Task instructions -
The lines to extract run from the start of the records through the line with "Chart.register(...registerables);", both ends included; drop the pictures.

── Supplied entries

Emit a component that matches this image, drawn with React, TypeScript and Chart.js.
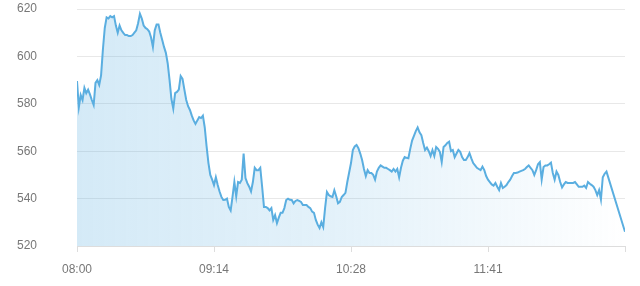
import { useEffect, useRef } from 'react';
import { Chart, registerables } from 'chart.js';

Chart.register(...registerables);

// Price per minute, starting 08:00 (null = no trade recorded that minute)
const prices: (number | null)[] = [
  589.6, 578.6, 583.7, 581.6, 586.7, 584.5, 586, 584, 581.6, 579.5,
  588.8, 590, 588, 592, 603, 612, 616.5, 616, 617, 616.5,
  617, 613, 610, 613, 611, 609.9, 609, 609, 608.6, 608.6,
  609, 610, 611, 614, 618, 616, 613, 612, 611.5, 610.5,
  608, 604, 611, 613.5, 613.5, 610, 607, 604, 601.5, 597,
  590, 582, 578, 584.5, 585, 586, 591.7, 590.5, 586, 581.6,
  579, 577.4, 575, 573, 571.5, 573, 574.4, 574, 575, 570,
  562, 555, 550, 548, 545.7, 549, 545.7, 543, 540.7, 539.4,
  539.5, 540, 536.5, 535, 540.7, 547, 541, 547, 546.6, 548,
  559, 548.7, 546.5, 545, 543, 547, 553, 552, 552, 553,
  545, 536.5, 536.5, 536, 535, 536, 531, 533, 529.7, 532,
  534, 534, 536, 539.4, 540, 539.5, 539.4, 538, 539, 539.4,
  539, 538.6, 537.3, 537.3, 537.3, 536.5, 536, 534.5, 534, 531,
  529, 527.6, 530, 528, 536, 542.8, 541.5, 541, 540.7, 543.5,
  541, 538, 538.6, 540.7, 541.5, 542.4, 547, 551, 555, 560.5,
  562, 562.6, 561.3, 559, 556.3, 552.5, 549.5, 552, 550.8, 550.8,
  550, 548, 551.4, 553, 554, 553.5, 553, 553, 552.5, 552,
  551.4, 552.5, 551.4, 552.5, 549, 553, 556, 557.5, 557.2, 557,
  561, 564.5, 566.5, 568.5, 570, 568, 566.8, 563.5, 560.5, 561.5,
  560, 558, 560.5, 558, 561.8, 561, 559.7, 555.4, 561.8, 562.5,
  563.5, 564, 560, 560.5, 557.5, 559, 560.5, 559.7, 557.5, 556.3,
  556.3, 557.5, 559.2, 557, 555, 554, 553, 552.5, 552, 553.5,
  552, 549.5, 548, 547, 546, 545.5, 546.6, 545, 543.6, 546.6,
  544.5, 545, 545.7, 547, 548, 549.5, 550.8, 550.8, 551, 551.4,
  551.7, 552, 552.5, 553.3, 554, 553, 552, 550, 552, 554.5,
  555.4, 548, 553.3, 554, 554, 554.5, 555.2, 550.8, 548, 551.4,
  550, 547, 544.7, 546, 547, 546.6, 546.6, 546.6, 546.6, 547,
  546, 545, 545, 545, 545.5, 544.5, 547, 546.3, 545.7, 545,
  543.6, 541.5, 543.6, 539.6, 549, 550.5, 551.4, null, null, null,
  null, null, null, null, null, null, 526,
];

// Minute offsets from 08:00 where x ticks sit, and their labels
const tickMinutes: number[] = [0, 74, 148, 222, 296];
const tickLabels: string[] = ['08:00', '09:14', '10:28', '11:41', ''];

const yMin = 520;
const yMax = 620;
const yStep = 20;

export default function App() {
  const canvasRef = useRef<HTMLCanvasElement | null>(null);

  useEffect(() => {
    const canvas = canvasRef.current;
    if (!canvas) return;
    const font = { family: '"Liberation Sans", Arial, sans-serif', size: 12 };
    const chart = new Chart(canvas, {
      type: 'line',
      data: {
        datasets: [
          {
            data: prices.map((v, i) => ({ x: i, y: v })),
            spanGaps: true,
            borderColor: '#5aaee0',
            borderWidth: 2,
            pointRadius: 0,
            tension: 0,
            fill: 'start',
            backgroundColor: (ctx: any) => {
              const c = ctx.chart;
              const area = c.chartArea;
              if (!area) return 'rgba(90,174,224,0.25)';
              const g = c.ctx.createLinearGradient(area.left, 0, area.right, 0);
              g.addColorStop(0, 'rgba(90,174,224,0.26)');
              g.addColorStop(0.5, 'rgba(90,174,224,0.16)');
              g.addColorStop(1, 'rgba(90,174,224,0)');
              return g;
            },
          },
        ],
      },
      options: {
        animation: false,
        responsive: false,
        layout: { padding: { left: 17, right: 15, top: 9, bottom: 0 } },
        plugins: { legend: { display: false }, tooltip: { enabled: false } },
        scales: {
          x: {
            type: 'linear',
            min: 0,
            max: prices.length - 1,
            afterBuildTicks: (axis: any) => {
              axis.ticks = tickMinutes.map((v) => ({ value: v }));
            },
            afterFit: (axis: any) => {
              axis.height = 40;
              axis.paddingLeft = 0;
              axis.paddingRight = 0;
            },
            ticks: {
              autoSkip: false,
              maxRotation: 0,
              padding: 10,
              color: '#777',
              font,
              callback: (_v: any, i: number) => tickLabels[i],
            },
            grid: { drawOnChartArea: false, tickLength: 6, color: '#ddd' },
            border: { color: '#ddd' },
          },
          y: {
            min: yMin,
            max: yMax,
            afterFit: (axis: any) => {
              axis.width = 60;
              axis.paddingTop = 0;
              axis.paddingBottom = 0;
            },
            ticks: { stepSize: yStep, padding: 40, color: '#777', font },
            grid: { drawTicks: false, color: '#e8e8e8' },
            border: { display: false },
          },
        },
      },
    });
    return () => chart.destroy();
  }, []);

  return (
    <div style={{ position: 'fixed', left: 0, top: 0, width: 640, height: 286, background: '#fff' }}>
      <canvas ref={canvasRef} width={640} height={286} style={{ display: 'block' }} />
    </div>
  );
}
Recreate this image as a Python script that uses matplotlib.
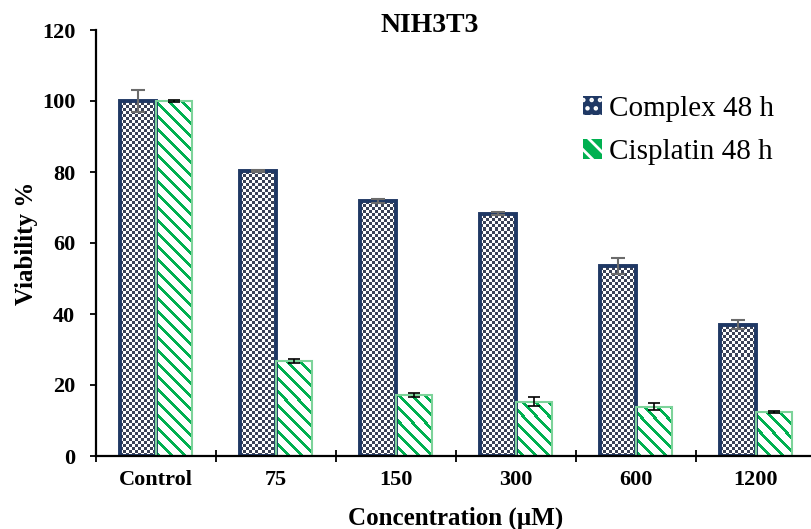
import matplotlib

matplotlib.use("Agg")
import matplotlib.pyplot as plt
import numpy as np
from matplotlib.colors import ListedColormap
from matplotlib.patches import Patch

# data
categories = ["Control", "75", "150", "300", "600", "1200"]
complex_48h = [100.0, 80.2, 71.8, 68.3, 53.5, 37.0]
complex_err = [3.0, 0.3, 0.6, 0.3, 2.2, 1.2]
cisplatin_48h = [100.0, 26.8, 17.2, 15.3, 13.9, 12.4]
cisplatin_err = [0.3, 0.5, 0.5, 1.2, 0.9, 0.3]

NAVY = "#1f3864"
CHECK_DARK = "#3b4257"
GREEN = "#00b050"
GREEN_EDGE = "#7dd39a"
SERIF = "Liberation Serif"

W, H = 811, 529
DPI = 100
plt.rcParams["font.family"] = SERIF
plt.rcParams["hatch.linewidth"] = 2.0

fig = plt.figure(figsize=(W / DPI, H / DPI), dpi=DPI)
# axes box in pixels: left 96, bottom at y=456, 120 at y=30; runs past right edge
ax_l, ax_b, ax_w, ax_h = 96, H - 456, 720, 426
ax = fig.add_axes([ax_l / W, ax_b / H, ax_w / W, ax_h / H])

x = np.arange(len(categories))
bw = 0.3
XLIM = (-0.5, len(categories) - 0.5)
YLIM = (0, 120)

# pixel textures covering the whole axes, clipped to each bar later
rr, cc = np.mgrid[0:ax_h, 0:ax_w]
checker = ((rr // 3 + cc // 3) % 2).astype(float)
stripes = (((cc - rr) % 13) < 4).astype(float)
checker_cmap = ListedColormap(["white", CHECK_DARK])
stripe_cmap = ListedColormap(["white", GREEN])


def textured_bars(xpos, vals, tex, cmap, edge, lw):
    bars = ax.bar(xpos, vals, bw, color="white", edgecolor="none", zorder=1)
    for b in bars:
        im = ax.imshow(tex, cmap=cmap, extent=(*XLIM, *YLIM), aspect="auto",
                       interpolation="nearest", origin="upper", zorder=1.5)
        im.set_clip_path(b)
    ax.bar(xpos, vals, bw, fill=False, edgecolor=edge, linewidth=lw, zorder=2)


textured_bars(x - bw / 2, complex_48h, checker, checker_cmap, NAVY, 2.8)
textured_bars(x + bw / 2, cisplatin_48h, stripes, stripe_cmap, GREEN_EDGE, 1.5)

ax.errorbar(x - bw / 2, complex_48h, yerr=complex_err, fmt="none",
            ecolor="#6b6b6b", elinewidth=1.5, capsize=5, capthick=1.5, zorder=3)
ax.errorbar(x + bw / 2, cisplatin_48h, yerr=cisplatin_err, fmt="none",
            ecolor="black", elinewidth=1.2, capsize=4, capthick=1.2, zorder=3)

ax.set_xlim(*XLIM)
ax.set_ylim(*YLIM)

# x: ticks at category boundaries, labels centred under the groups
ax.set_xticks(np.arange(len(categories) + 1) - 0.5)
ax.set_xticklabels([])
ax.set_xticks(x, minor=True)
ax.set_xticklabels(categories, minor=True, fontsize=16, fontweight="bold")
ax.tick_params(axis="x", which="major", direction="inout", length=9, width=1.3)
ax.tick_params(axis="x", which="minor", length=0, pad=10)
ax.set_yticks(np.arange(0, 121, 20))
ax.tick_params(axis="y", direction="out", length=4, width=1.3, pad=11,
               labelsize=16)
for t in ax.get_yticklabels():
    t.set_fontweight("bold")

for s in ("top", "right"):
    ax.spines[s].set_visible(False)
for s in ("left", "bottom"):
    ax.spines[s].set_linewidth(1.6)

ax.set_ylabel("Viability %", fontsize=18, fontweight="bold", labelpad=3)
ax.set_xlabel("Concentration (µM)", fontsize=18, fontweight="bold", labelpad=12)
fig.text(430 / W, 1 - 25 / H, "NIH3T3", ha="center", va="center",
         fontsize=20, fontweight="bold")

handles = [
    Patch(facecolor=NAVY, edgecolor="white", linewidth=0, hatch="..",
          label="Complex 48 h"),
    Patch(facecolor=GREEN, edgecolor="white", linewidth=0, hatch="\\\\",
          label="Cisplatin 48 h"),
]
ax.legend(handles=handles, loc="upper left", bbox_to_anchor=(571 / W, 1 - 84 / H),
          bbox_transform=fig.transFigure, frameon=False, fontsize=21,
          handlelength=0.65, handleheight=0.65, handletextpad=0.25,
          labelspacing=0.6, borderaxespad=0)

fig.savefig("out.png", dpi=DPI)
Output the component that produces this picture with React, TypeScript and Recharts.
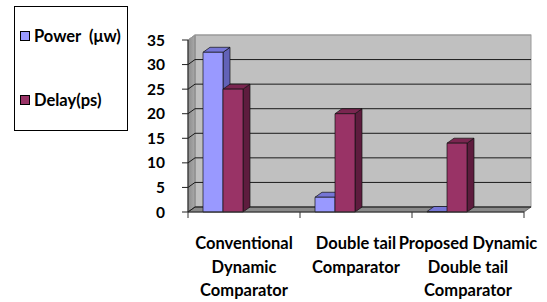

────

Exercise response -
Emit a component that matches this image, drawn with React, TypeScript and Chart.js.
import { useEffect, useRef } from 'react';
import { Chart, registerables } from 'chart.js';

Chart.register(...registerables);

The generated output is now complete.